Poring over a stack full of paintings, Buddhadev remarks "Small works are like poems." It is afternoon and we are seated on the carpet in his studio, our necks bent over uncountable works on papers that are cut to the size of a cahier, stored neatly in various places—a wooden box from his days in Santiniketan, its slanted top to be used for painting; albums with slipcases; and portfolio files.
Amidst the medley of this particular afternoon, we look at the paintings which lay in front of us, and I am alerted to the care of his compositions, their sparseness betraying a concentrated point of view, not unlike the form of a poem. Soon, more affinities emerge: the attachment of lyrical poetry to the art of describing the human condition, its welding of feeling and fact, its dedication as Keats writes to seeking axioms that are "proved upon the pulse", its reliance on a mode of observation that exceeds indexicality, all of these coalesce firmly in the art of Buddhadev Mukherjee.
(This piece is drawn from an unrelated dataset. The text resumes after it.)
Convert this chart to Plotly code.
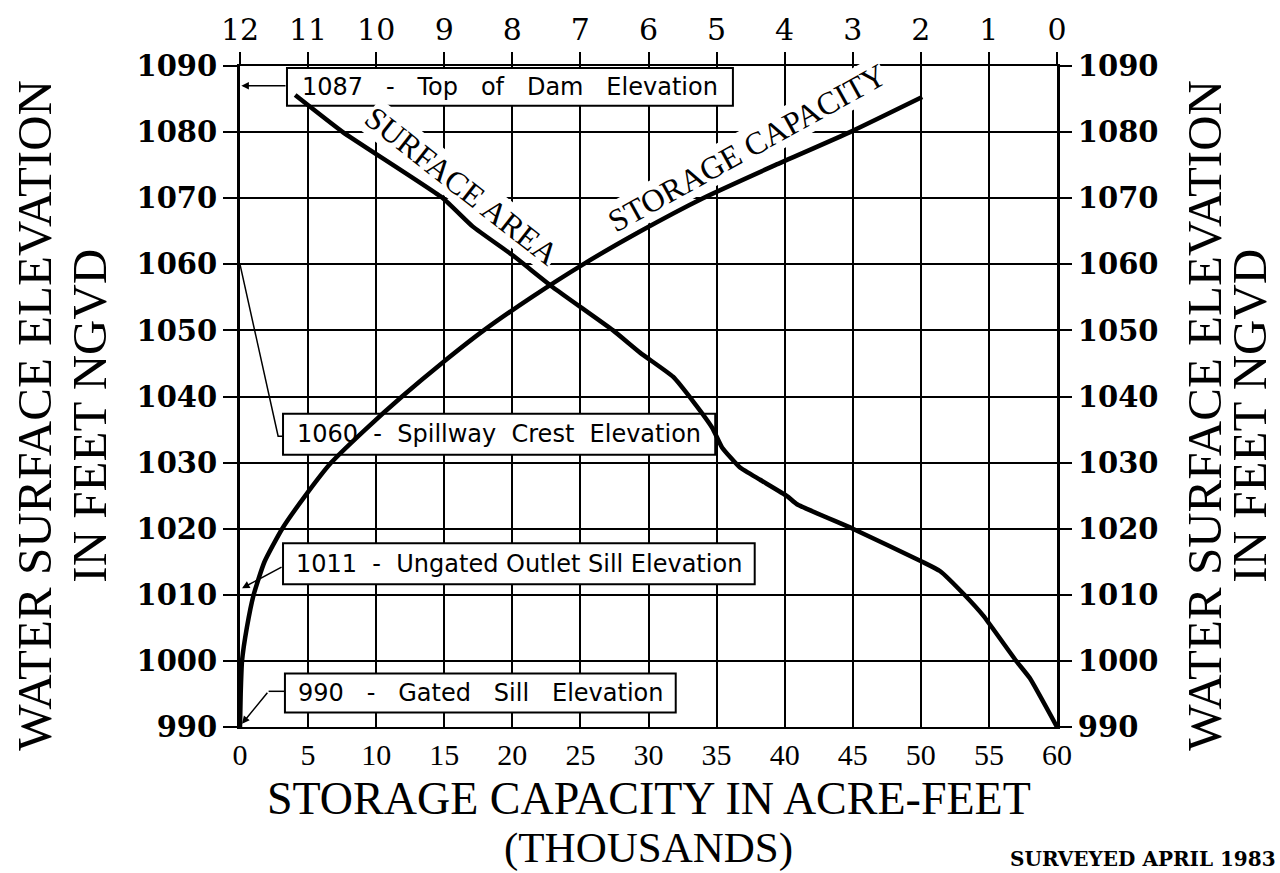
import plotly.graph_objects as go

# Storage capacity curve: elevation (ft NGVD) vs storage (thousands of acre-feet)
storage_elev = [990, 995, 1000, 1005, 1010, 1015, 1020, 1025, 1030, 1035,
                1040, 1045, 1050, 1055, 1060, 1065, 1070, 1075, 1080, 1085.3]
storage_kaf = [0, 0.05, 0.15, 0.5, 1.0, 1.8, 3.1, 4.8, 6.7, 9.2,
               11.9, 14.8, 17.9, 21.4, 25.2, 29.4, 34.0, 39.3, 44.8, 50.1]

# Surface area curve: elevation vs surface area (top scale, 0-12)
area_elev = [990, 997.4, 1000, 1006.8, 1010, 1013.6, 1015, 1020, 1023.7, 1024.9,
             1027.4, 1029.3, 1032.3, 1035.2, 1039.2, 1043, 1046.6, 1050, 1056.5,
             1061.4, 1065.7, 1070, 1080, 1085.6]
area_vals = [0, 0.40, 0.60, 1.08, 1.36, 1.72, 1.98, 3.00, 3.82, 3.96,
             4.36, 4.66, 4.92, 5.06, 5.34, 5.64, 6.12, 6.52, 7.40,
             8.00, 8.58, 9.02, 10.49, 11.19]

storage_ticks = list(range(0, 61, 5))
area_ticks = list(range(0, 13))
elev_ticks = list(range(990, 1091, 10))

# Reference elevations called out on the chart
top_of_dam = 1087
spillway_crest = 1060
ungated_sill = 1011
gated_sill = 990

SERIF = "DejaVu Serif"
TITLE_SERIF = "Liberation Serif"
BOX_FONT = "DejaVu Sans"
NB = "\u00a0"


def spaced(words, gap):
    """Join words with a fixed run of non-breaking spaces."""
    return (NB * gap).join(words)


fig = go.Figure()
fig.add_trace(go.Scatter(
    x=storage_kaf, y=storage_elev, mode="lines", xaxis="x", yaxis="y",
    line=dict(color="black", width=4.5, shape="spline", smoothing=0.5),
    showlegend=False, hoverinfo="skip"))
fig.add_trace(go.Scatter(
    x=area_vals, y=area_elev, mode="lines", xaxis="x2", yaxis="y2",
    line=dict(color="black", width=4.5, shape="spline", smoothing=0.4),
    showlegend=False, hoverinfo="skip"))

elev_font = dict(family=SERIF, size=29, color="black", weight="bold")

fig.update_layout(
    width=1280, height=873,
    margin=dict(l=240, r=223, t=48, b=146),
    paper_bgcolor="white", plot_bgcolor="white",
    xaxis=dict(range=[0, 60], tickvals=storage_ticks, showgrid=True,
               gridcolor="black", gridwidth=2, showline=True, linecolor="black",
               linewidth=2, ticks="", zeroline=False,
               tickfont=dict(family=TITLE_SERIF, size=30, color="black")),
    xaxis2=dict(range=[12, 0], tickvals=area_ticks, overlaying="x", side="top",
                showgrid=False, showline=True, linecolor="black", linewidth=2,
                ticks="outside", ticklen=12, tickwidth=2, tickcolor="black",
                zeroline=False,
                tickfont=dict(family=SERIF, size=30, color="black")),
    yaxis=dict(range=[990, 1090], tickvals=elev_ticks, showgrid=True,
               gridcolor="black", gridwidth=2, showline=True, linecolor="black",
               linewidth=3, ticks="outside", ticklen=14, tickwidth=2,
               tickcolor="black", zeroline=False, tickfont=elev_font),
    yaxis2=dict(range=[990, 1090], tickvals=elev_ticks, overlaying="y", side="right",
                showgrid=False, showline=True, linecolor="black", linewidth=3,
                ticks="outside", ticklen=12, tickwidth=2, tickcolor="black",
                zeroline=False, tickfont=elev_font),
)

# White label boxes sit over the grid but under the curves
boxes = [
    (3.45, 36.2, 1084.0, 1089.7, spaced(["1087", "-", "Top", "of", "Dam", "Elevation"], 3)),
    (3.16, 34.9, 1031.2, 1037.4, spaced(["1060", "-", "Spillway", "Crest", "Elevation"], 2)),
    (3.16, 37.8, 1011.6, 1017.8,
     spaced(["1011", "-", "Ungated"], 2) + NB + spaced(["Outlet", "Sill", "Elevation"], 1)),
    (3.30, 32.0, 992.2, 998.1, spaced(["990", "-", "Gated", "Sill", "Elevation"], 3)),
]
for x0, x1, y0, y1, label in boxes:
    fig.add_shape(type="rect", xref="x", yref="y", x0=x0, x1=x1, y0=y0, y1=y1,
                  fillcolor="white", line=dict(color="black", width=2),
                  layer="between")
    fig.add_annotation(xref="x", yref="y", x=(x0 + x1) / 2, y=(y0 + y1) / 2,
                       text=label, showarrow=False,
                       font=dict(family=BOX_FONT, size=24, color="black"))

# Leader lines from the boxes to the elevation axis
fig.add_annotation(xref="x", yref="y", axref="x", ayref="y",
                   x=0.1, y=top_of_dam, ax=3.45, ay=top_of_dam, text="",
                   showarrow=True, arrowhead=2, arrowsize=1, arrowwidth=1.5,
                   arrowcolor="black")
fig.add_shape(type="path", xref="x", yref="y",
              path=f"M 0,{spillway_crest} L 2.8,1034.0 L 3.16,1034.0",
              line=dict(color="black", width=1.5))
fig.add_annotation(xref="x", yref="y", axref="x", ayref="y",
                   x=0.15, y=ungated_sill, ax=3.16, ay=1014.3, text="",
                   showarrow=True, arrowhead=2, arrowsize=1, arrowwidth=1.5,
                   arrowcolor="black")
fig.add_shape(type="path", xref="x", yref="y",
              path="M 3.3,995.4 L 2.1,995.4",
              line=dict(color="black", width=1.5))
fig.add_annotation(xref="x", yref="y", axref="x", ayref="y",
                   x=0.15, y=gated_sill + 0.5, ax=2.1, ay=995.4, text="",
                   showarrow=True, arrowhead=2, arrowsize=1, arrowwidth=1.5,
                   arrowcolor="black")

# Curve names written along the curves
fig.add_annotation(xref="x", yref="y", x=16.3, y=1071.8, text="SURFACE AREA",
                   textangle=38, showarrow=False, bgcolor="white", borderpad=0,
                   font=dict(family=TITLE_SERIF, size=32, color="black"))
fig.add_annotation(xref="x", yref="y", x=37.2, y=1077.6, text="STORAGE CAPACITY",
                   textangle=-29, showarrow=False, bgcolor="white", borderpad=0,
                   font=dict(family=TITLE_SERIF, size=32, color="black"))

# Axis titles, one annotation per line
title_font = dict(family=TITLE_SERIF, size=49, color="black")
side_lines = [("WATER SURFACE ELEVATION", -205, 1205 - 1057),
              ("IN FEET NGVD", -150, 1250 - 1057)]
for text, left_px, right_px in side_lines:
    fig.add_annotation(xref="paper", yref="paper", x=0, y=0.471, xshift=left_px,
                       xanchor="center", yanchor="middle", textangle=-90,
                       showarrow=False, text=text, font=title_font)
    fig.add_annotation(xref="paper", yref="paper", x=1, y=0.471, xshift=right_px,
                       xanchor="center", yanchor="middle", textangle=-90,
                       showarrow=False, text=text, font=title_font)

fig.add_annotation(xref="paper", yref="paper", x=0.5, y=0, yshift=-71,
                   xanchor="center", yanchor="middle", showarrow=False,
                   text="STORAGE CAPACITY IN ACRE-FEET",
                   font=dict(family=TITLE_SERIF, size=46, color="black"))
fig.add_annotation(xref="paper", yref="paper", x=0.5, y=0, yshift=-121,
                   xanchor="center", yanchor="middle", showarrow=False,
                   text="(THOUSANDS)",
                   font=dict(family=TITLE_SERIF, size=43, color="black"))
fig.add_annotation(xref="paper", yref="paper", x=1, y=0, xshift=221, yshift=-132,
                   xanchor="right", yanchor="middle", showarrow=False,
                   text="SURVEYED APRIL 1983",
                   font=dict(family=SERIF, size=20, color="black", weight="bold"))

fig.write_html("out.html")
Working on diverse textures of paper, most commonly Japanese paper, with the aqueous mediums of watercolour and ink, Buddhadev paints figures revealed in their most intimately bare self, navigating the rhythms of daily life. I look again at the paintings and see signs of life beyond the body, its elongated form lending easily to other experimentations—fantastical amalgamations of objects, birds and animals with persons, many torsos sprouting from the same waist in tentacular forms, and in one particularly striking work, heads in an amphibian form, swimming towards what lies beyond the edge of the page. None of these seem out of place, their strangeness at home with the frictions of being and becoming.